When I started my career the Engineer was the client’s critical friend; to help him achieve his aspirations for the project. Regeneration projects still have a place for that all-encompassing role, which is what I enjoy the most.

What are your favourite projects or the ones you are most proud of and why?

My favourite Jubb project is Butts Bridge at Alton.  A challenging project technically to replace a Victorian brick arch railway bridge as part of a wider scheme of highway extensions and enhancements.  For me, it showcased the entire range of our services which had input from every discipline and office within the business.  

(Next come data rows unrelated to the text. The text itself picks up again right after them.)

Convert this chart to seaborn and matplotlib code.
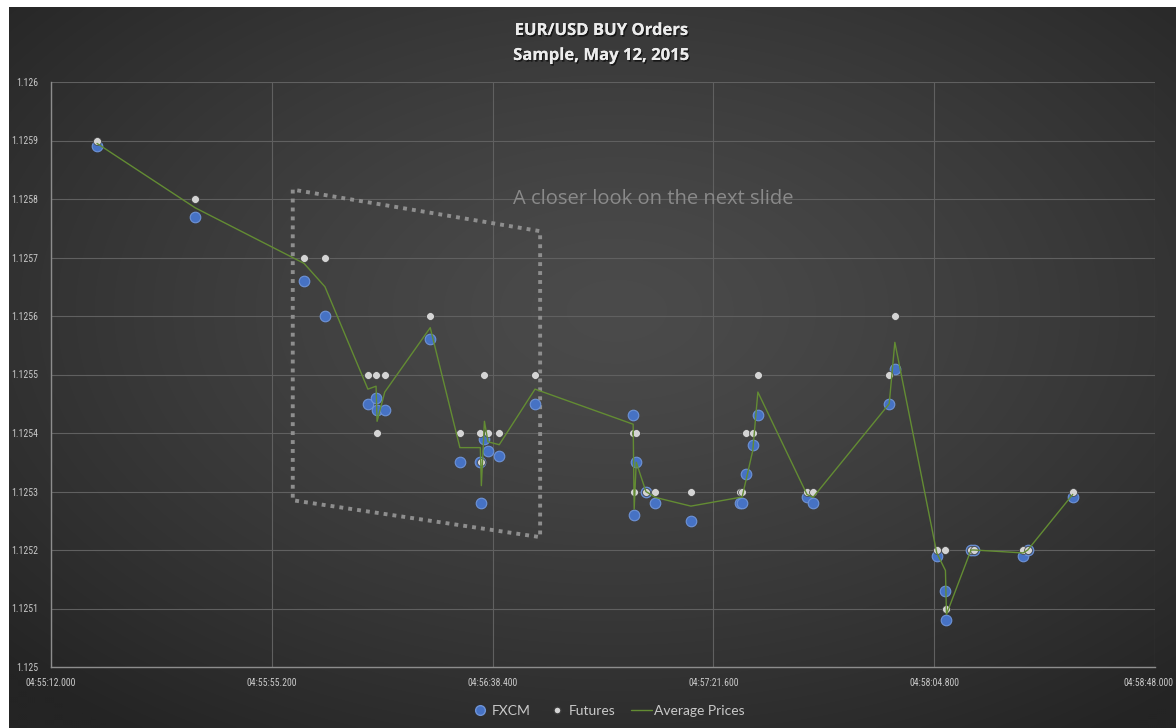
import numpy as np
import pandas as pd
import matplotlib
matplotlib.use("Agg")
import matplotlib.pyplot as plt
import seaborn as sns
from matplotlib import font_manager
from matplotlib.lines import Line2D
from matplotlib import patheffects as pe
from matplotlib import transforms as mtransforms

# Seconds elapsed after 04:55:12.000 for each order
seconds = [9.0, 28.2, 49.5, 53.6, 62.0, 63.6, 63.8, 65.3, 74.2, 80.0,
           84.0, 84.2, 84.8, 85.5, 87.7, 94.7, 113.9, 114.1, 114.5, 116.4,
           118.2, 125.2, 134.8, 135.2, 136.0, 137.3, 138.3, 147.9, 149.1, 164.0,
           165.1, 173.3, 175.0, 175.2, 180.0, 180.6, 190.2, 191.1, 199.9]

fxcm = [1.12589, 1.12577, 1.12566, 1.12560, 1.12545, 1.12546, 1.12544, 1.12544, 1.12556, 1.12535,
        1.12535, 1.12528, 1.12539, 1.12537, 1.12536, 1.12545, 1.12543, 1.12526, 1.12535, 1.12530,
        1.12528, 1.12525, 1.12528, 1.12528, 1.12533, 1.12538, 1.12543, 1.12529, 1.12528, 1.12545,
        1.12551, 1.12519, 1.12513, 1.12508, 1.12520, 1.12520, 1.12519, 1.12520, 1.12529]

futures = [1.12590, 1.12580, 1.12570, 1.12570, 1.12550, 1.12550, 1.12540, 1.12550, 1.12560, 1.12540,
           1.12540, 1.12535, 1.12550, 1.12540, 1.12540, 1.12550, 1.12540, 1.12530, 1.12540, 1.12530,
           1.12530, 1.12530, 1.12530, 1.12530, 1.12540, 1.12540, 1.12550, 1.12530, 1.12530, 1.12550,
           1.12560, 1.12520, 1.12520, 1.12510, 1.12520, 1.12520, 1.12520, 1.12520, 1.12530]

average = [1.125895, 1.125785, 1.12569, 1.12565, 1.125475, 1.12548, 1.12542, 1.12547, 1.12558, 1.125375,
           1.125375, 1.12531, 1.12542, 1.125385, 1.12538, 1.125475, 1.125415, 1.12527, 1.12535, 1.12530,
           1.12529, 1.125275, 1.12529, 1.12529, 1.12532, 1.12537, 1.12547, 1.125295, 1.12529, 1.12545,
           1.125555, 1.125195, 1.125165, 1.12509, 1.12520, 1.12520, 1.125195, 1.12520, 1.125295]

time_ticks = [0.0, 43.2, 86.4, 129.6, 172.8, 216.0]
time_labels = ["04:55:12.000", "04:55:55.200", "04:56:38.400",
               "04:57:21.600", "04:58:04.800", "04:58:48.000"]
price_ticks = [1.1250, 1.1251, 1.1252, 1.1253, 1.1254, 1.1255,
               1.1256, 1.1257, 1.1258, 1.1259, 1.1260]
price_labels = ["1.125", "1.1251", "1.1252", "1.1253", "1.1254", "1.1255",
                "1.1256", "1.1257", "1.1258", "1.1259", "1.126"]

title_lines = ["EUR/USD BUY Orders", "Sample, May 12, 2015"]
note_text = "A closer look on the next slide"

df = pd.DataFrame({"t": seconds, "FXCM": fxcm, "Futures": futures,
                   "Average Prices": average})

BLUE = "#4672c4"
GREY = "#d4d4d4"
GREEN = "#638c33"
TEXT = "#c9c9c9"


def pick_font(names):
    have = {f.name for f in font_manager.fontManager.ttflist}
    for n in names:
        if n in have:
            return n
    return "DejaVu Sans"


narrow = pick_font(["Liberation Sans Narrow", "Roboto Condensed", "Lato"])
label_font = pick_font(["Lato", "Open Sans"])
title_font = pick_font(["Open Sans", "Lato"])

sns.set_theme(style="dark")
plt.rcParams["font.family"] = [label_font, "DejaVu Sans"]

W, H = 1176, 728
fig = plt.figure(figsize=(W / 100, H / 100), dpi=100, facecolor="white")

# Dark slide background with a soft radial highlight
bg = fig.add_axes([9 / W, 0, 1 - 9 / W, 1 - 7 / H])
bg.set_axis_off()
h, w = 360, 584
yy, xx = np.mgrid[0:h, 0:w]
r = np.sqrt(((xx - 0.52 * w) / w) ** 2 + ((yy - 0.42 * h) / h) ** 2)
r = np.clip(r / 0.72, 0, 1)
level = (0x4b - (0x4b - 0x24) * r ** 1.3) / 255.0
bg.imshow(np.dstack([level, level, level]), aspect="auto",
          extent=[0, 1, 0, 1], interpolation="bilinear")
bg.set_xlim(0, 1)
bg.set_ylim(0, 1)

# Plot area
x0, x1, ytop, ybot = 51, 1155, 82, 667
ax = fig.add_axes([x0 / W, 1 - ybot / H, (x1 - x0) / W, (ybot - ytop) / H])
ax.set_facecolor("none")
ax.set_zorder(2)

sns.scatterplot(data=df, x="t", y="FXCM", ax=ax, color=BLUE, s=58,
                edgecolor="#6e93d6", linewidth=0.8, zorder=3, legend=False)
sns.scatterplot(data=df, x="t", y="Futures", ax=ax, color=GREY, s=32,
                edgecolor="#3a3a3a", linewidth=0.5, zorder=4, legend=False)
sns.lineplot(data=df, x="t", y="Average Prices", ax=ax, sort=False,
             estimator=None, color=GREEN, linewidth=1.0, zorder=5, legend=False)

ax.set_xlim(time_ticks[0], time_ticks[-1])
ax.set_ylim(price_ticks[0], price_ticks[-1])
ax.set_xticks(time_ticks)
ax.set_xticklabels(time_labels)
ax.set_yticks(price_ticks)
ax.set_yticklabels(price_labels)
ax.set_xlabel("")
ax.set_ylabel("")
ax.grid(True, color="#606060", linewidth=0.8)
ax.set_axisbelow(True)
for side in ["top", "right"]:
    ax.spines[side].set_visible(False)
for side in ["left", "bottom"]:
    ax.spines[side].set_color("#8d8d8d")
    ax.spines[side].set_linewidth(1.0)
ax.tick_params(axis="both", length=0, labelcolor=TEXT, labelsize=7)
ax.tick_params(axis="x", pad=8)
ax.tick_params(axis="y", pad=9)
for lab in ax.get_xticklabels() + ax.get_yticklabels():
    lab.set_family([narrow, "DejaVu Sans"])

# The last time label sits at the figure's right edge: right-align it there
last = ax.get_xticklabels()[-1]
last.set_horizontalalignment("right")
last.set_transform(last.get_transform() +
                   mtransforms.ScaledTranslation(19 / 100, 0, fig.dpi_scale_trans))

# Dotted call-out frame around the detailed region
frame_t = [47.3, 47.3, 95.7, 95.7, 47.3]
frame_p = [1.125816, 1.125285, 1.125222, 1.125745, 1.125816]
ax.plot(frame_t, frame_p, color="#8e8e8e", linewidth=2.8,
        linestyle=(0, (1.0, 1.3)), solid_capstyle="butt", zorder=2)

fig.text(653 / W, 1 - 199 / H, note_text, color="#8a8a8a", fontsize=14.5,
         family=[title_font, "DejaVu Sans"], ha="center", va="center")

# Title
shadow = [pe.withSimplePatchShadow(offset=(1, -1.2), shadow_rgbFace="black", alpha=0.6),
          pe.Normal()]
for text, ypix in zip(title_lines, [30, 55]):
    fig.text(601 / W, 1 - ypix / H, text, color="#ececec", fontsize=12,
             fontweight="bold", family=[title_font, "DejaVu Sans"],
             ha="center", va="center", path_effects=shadow)

# Legend
handles = [
    Line2D([], [], linestyle="none", marker="o", markersize=7,
           markerfacecolor=BLUE, markeredgecolor="#6e93d6"),
    Line2D([], [], linestyle="none", marker="o", markersize=5,
           markerfacecolor=GREY, markeredgecolor="#3a3a3a"),
    Line2D([], [], color=GREEN, linewidth=1.0),
]
leg = fig.legend(handles, ["FXCM", "Futures", "Average Prices"],
                 loc="center", bbox_to_anchor=(607 / W, 1 - 711 / H), ncol=3,
                 frameon=False, fontsize=10, handlelength=1.5,
                 handletextpad=0.15, columnspacing=1.1, labelcolor=TEXT)

fig.savefig("out.png", dpi=100, facecolor=fig.get_facecolor())
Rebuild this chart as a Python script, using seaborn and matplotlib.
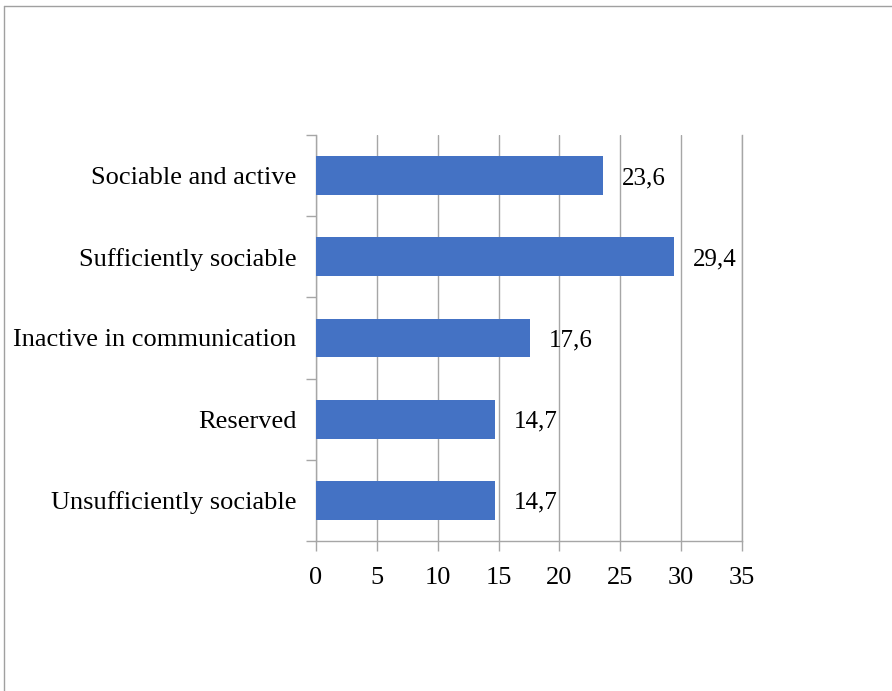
import matplotlib
matplotlib.use("Agg")
import matplotlib.pyplot as plt
import seaborn as sns
import pandas as pd
from matplotlib.lines import Line2D

categories = ["Sociable and active", "Sufficiently sociable", "Inactive in communication",
              "Reserved", "Unsufficiently sociable"]
values = [23.6, 29.4, 17.6, 14.7, 14.7]
xticks = [0, 5, 10, 15, 20, 25, 30, 35]

df = pd.DataFrame({"category": categories, "value": values})

sns.set_style("white")
plt.rcParams['font.family'] = ['Liberation Serif', 'DejaVu Serif']
plt.rcParams['text.color'] = 'black'
plt.rcParams['xtick.labelcolor'] = 'black'
plt.rcParams['ytick.labelcolor'] = 'black'

fig = plt.figure(figsize=(8.92, 6.91), dpi=100)
ax = fig.add_axes([316/892, 1-541/691, (742-316)/892, (541-135)/691])

sns.barplot(data=df, x="value", y="category", color="#4472C4", width=0.48,
            saturation=1, linewidth=0, ax=ax, zorder=3)

ax.set_xlim(0, 35)
ax.set_ylim(4.5, -0.5)
ax.set_xticks(xticks)
ax.set_xticklabels([str(t) for t in xticks])
ax.grid(axis="x", color="#A6A6A6", linewidth=1.0, zorder=0)
ax.set_axisbelow(True)
ax.set_xlabel("")
ax.set_ylabel("")

ax.spines["top"].set_visible(False)
for s in ["left", "bottom", "right"]:
    ax.spines[s].set_visible(True)
    ax.spines[s].set_color("#A6A6A6")
    ax.spines[s].set_linewidth(1.0)

ax.tick_params(axis="x", bottom=True, length=7, width=1, color="#A6A6A6", pad=12,
               labelsize=19, labelcolor="black")
ax.tick_params(axis="y", which="major", left=True, length=0, pad=14, labelsize=19,
               labelcolor="black")
ax.set_yticks([i - 0.5 for i in range(6)], minor=True)
ax.tick_params(axis="y", which="minor", left=True, length=7, width=1, color="#A6A6A6")

for i, v in enumerate(values):
    ax.text(v + 1.55, i, f"{v:.1f}".replace(".", ","), va="center_baseline", ha="left",
            fontsize=18, color="black")

fig.add_artist(Line2D([4/892, 1], [1-6/691, 1-6/691], color="#A0A0A0", linewidth=1.0,
                      transform=fig.transFigure))
fig.add_artist(Line2D([4/892, 4/892], [0, 1-6/691], color="#A0A0A0", linewidth=1.0,
                      transform=fig.transFigure))

fig.savefig("out.png", dpi=100)
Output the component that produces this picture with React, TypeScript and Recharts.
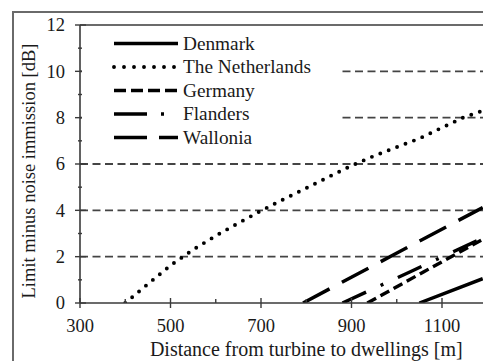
import React from 'react';
import { LineChart, Line, XAxis, YAxis, ReferenceLine, Legend } from 'recharts';

// axis ticks
const distanceTicks = [300, 400, 500, 600, 700, 800, 900, 1000, 1100, 1200, 1300];
const distanceLabels = [300, 500, 700, 900, 1100];
const marginTicks = [0, 1, 2, 3, 4, 5, 6, 7, 8, 9, 10, 11, 12];
const gridLevels = [2, 4, 6, 8, 10];

// series (distance in m, margin in dB)
const denmarkDistance = [1050, 1120, 1190];
const denmarkMargin = [0, 0.52, 1.05];

const netherlandsDistance = [400, 450, 500, 550, 600, 650, 700, 750, 800, 850, 900, 950, 1000, 1050, 1100, 1150, 1190];
const netherlandsMargin = [0, 0.82, 1.62, 2.3, 2.9, 3.45, 3.98, 4.48, 4.96, 5.45, 5.93, 6.35, 6.73, 7.1, 7.57, 8.03, 8.3];

const germanyDistance = [935, 1060, 1190];
const germanyMargin = [0, 1.35, 2.75];

const flandersDistance = [880, 1030, 1190];
const flandersMargin = [0, 1.35, 2.8];

const walloniaDistance = [793, 990, 1190];
const walloniaMargin = [0, 2.05, 4.12];

const FONT = '"Liberation Serif", "Times New Roman", serif';
const INK = '#1a1a1a';
const AXIS = '#3a3a3a';

const toPoints = (distance: number[], margin: number[]) =>
  distance.map((d, i) => ({ distance: d, margin: margin[i] }));

const series = [
  { name: 'Denmark', data: toPoints(denmarkDistance, denmarkMargin), dash: undefined, legendDash: undefined, cap: 'butt', width: 3.4 },
  { name: 'The Netherlands', data: toPoints(netherlandsDistance, netherlandsMargin), dash: '0 9', legendDash: '0 10', cap: 'round', width: 3.9 },
  { name: 'Germany', data: toPoints(germanyDistance, germanyMargin), dash: '10 5', legendDash: '12 5', cap: 'butt', width: 3.4 },
  { name: 'Flanders', data: toPoints(flandersDistance, flandersMargin), dash: '26 16 3 16', legendDash: '33 14 3 40', cap: 'butt', width: 3.4 },
  { name: 'Wallonia', data: toPoints(walloniaDistance, walloniaMargin), dash: '30 14', legendDash: '33 12 19', cap: 'butt', width: 3.5 },
];

function XTick(props: any) {
  const { x, y, payload } = props;
  const major = distanceLabels.includes(payload.value) || payload.value % 200 === 100;
  const labelled = distanceLabels.includes(payload.value);
  return (
    <g>
      <line x1={x} x2={x} y1={y - (major ? 5 : 4)} y2={y + (major ? 5 : 0)} stroke={AXIS} strokeWidth={1.4} />
      {labelled && (
        <text x={x} y={y + 29} textAnchor="middle" fontSize={18.5} fill={INK} fontFamily={FONT}>
          {payload.value}
        </text>
      )}
    </g>
  );
}

function YTick(props: any) {
  const { x, y, payload } = props;
  const major = payload.value % 2 === 0;
  return (
    <g>
      <line x1={x - (major ? 5 : 2)} x2={x + (major ? 6 : 2)} y1={y} y2={y} stroke={AXIS} strokeWidth={1.4} />
      {major && (
        <text x={x - 15} y={y} dy="0.35em" textAnchor="end" fontSize={18.5} fill={INK} fontFamily={FONT}>
          {payload.value}
        </text>
      )}
    </g>
  );
}

function LegendBox() {
  return (
    <svg width={256} height={124} style={{ display: 'block' }}>
      {series.map((s, i) => {
        const cy = 16.5 + i * 23.5;
        return (
          <g key={s.name}>
            <line
              x1={32}
              x2={96}
              y1={cy}
              y2={cy}
              stroke="#000"
              strokeWidth={s.width}
              strokeDasharray={s.legendDash}
              strokeLinecap={s.cap as any}
            />
            <text x={101} y={cy} dy="0.33em" fontSize={19.3} fill={INK} fontFamily={FONT}>
              {s.name}
            </text>
          </g>
        );
      })}
    </svg>
  );
}

export default function App() {
  return (
    <div style={{ position: 'absolute', left: 0, top: 0, width: 483, height: 361, overflow: 'hidden', background: '#fff' }}>
      <div
        style={{
          position: 'absolute',
          left: 12,
          top: 11,
          width: 600,
          height: 400,
          border: '2px solid #6a6a6a',
        }}
      />
      <div style={{ position: 'absolute', left: 0, top: 0 }}>
        <LineChart width={540} height={361} margin={{ top: 25, right: 7.5, left: 0, bottom: 0 }}>
          <XAxis
            type="number"
            dataKey="distance"
            domain={[300, 1300]}
            ticks={distanceTicks}
            interval={0}
            allowDataOverflow
            height={58}
            tickSize={0}
            tickMargin={0}
            tickLine={false}
            tick={<XTick />}
            stroke={AXIS}
            strokeWidth={1.6}
            label={{
              value: 'Distance from turbine to dwellings [m]',
              position: 'insideBottom',
              offset: 5,
              fontSize: 20,
              fill: INK,
              fontFamily: FONT,
            }}
          />
          <YAxis
            type="number"
            domain={[0, 12]}
            ticks={marginTicks}
            interval={0}
            allowDataOverflow
            width={80}
            tickSize={0}
            tickMargin={0}
            tickLine={false}
            tick={<YTick />}
            stroke={AXIS}
            strokeWidth={1.6}
            label={{
              content: (p: any) => {
                const vb = p.viewBox || { x: 0, y: 25, width: 80, height: 278 };
                const cx = vb.x + 29;
                const cy = vb.y + vb.height / 2 + 7;
                return (
                  <text
                    x={cx}
                    y={cy}
                    transform={`rotate(-90 ${cx} ${cy})`}
                    textAnchor="middle"
                    dy="0.35em"
                    fontSize={18.5}
                    fill={INK}
                    fontFamily={FONT}
                  >
                    Limit minus noise immission [dB]
                  </text>
                );
              },
            }}
          />
          {gridLevels.map((g) => (
            <ReferenceLine key={g} y={g} stroke="#444" strokeWidth={1.9} strokeDasharray="8 4.5" />
          ))}
          <ReferenceLine y={12} stroke={AXIS} strokeWidth={1.6} />
          {series.map((s) => (
            <Line
              key={s.name}
              data={s.data}
              dataKey="margin"
              name={s.name}
              type="linear"
              stroke="#000"
              strokeWidth={s.width}
              strokeDasharray={s.dash}
              strokeLinecap={s.cap as any}
              dot={false}
              activeDot={false}
              isAnimationActive={false}
            />
          ))}
          <Legend
            layout="vertical"
            align="center"
            verticalAlign="middle"
            wrapperStyle={{ left: 81.5, top: 26.5, width: 256, height: 124, background: '#fff' }}
            content={() => <LegendBox />}
          />
        </LineChart>
      </div>
    </div>
  );
}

Cross party teamwork has been a big theme for me since joining the business in 2013 and it was great to see that culture in action.  But more than that, our clients Harvington Properties and Homes England, were a pleasure to work with giving support, advice and challenge in a fair handed way which made the project a pleasure to work on.

I have also been fortunate to have led the re-development of the former Royal Naval Air Station at Osprey Quay in Portland, culminating in the delivery of the Olympic Sailing venue for the 2012 Games.  It is a fascinating site in a beautiful environmental setting. This has been a twenty year project for me leading the transformation of the site for SWRDA/HCA/Homes England into a vibrant mixed use development through the delivery of major new infrastructure and flood defences.  My connection with the site started during my time at WYG but continues today supporting The Land Trust to manage the estate and new developers who continue to invest in the site.

What is your favourite structure worldwide?

The Millau Viaduct for a few reasons. Firstly, it’s an amazing and beautiful structure but I also like that its design was engineering led in a country that truly recognises and protects the status of the Engineer.  On the sentimental side, a long time ago my wife worked as a teacher in Millau and I remember visiting the town long before the bridge was built before going back a few years ago to check out the bridge and to see how the town has changed post viaduct.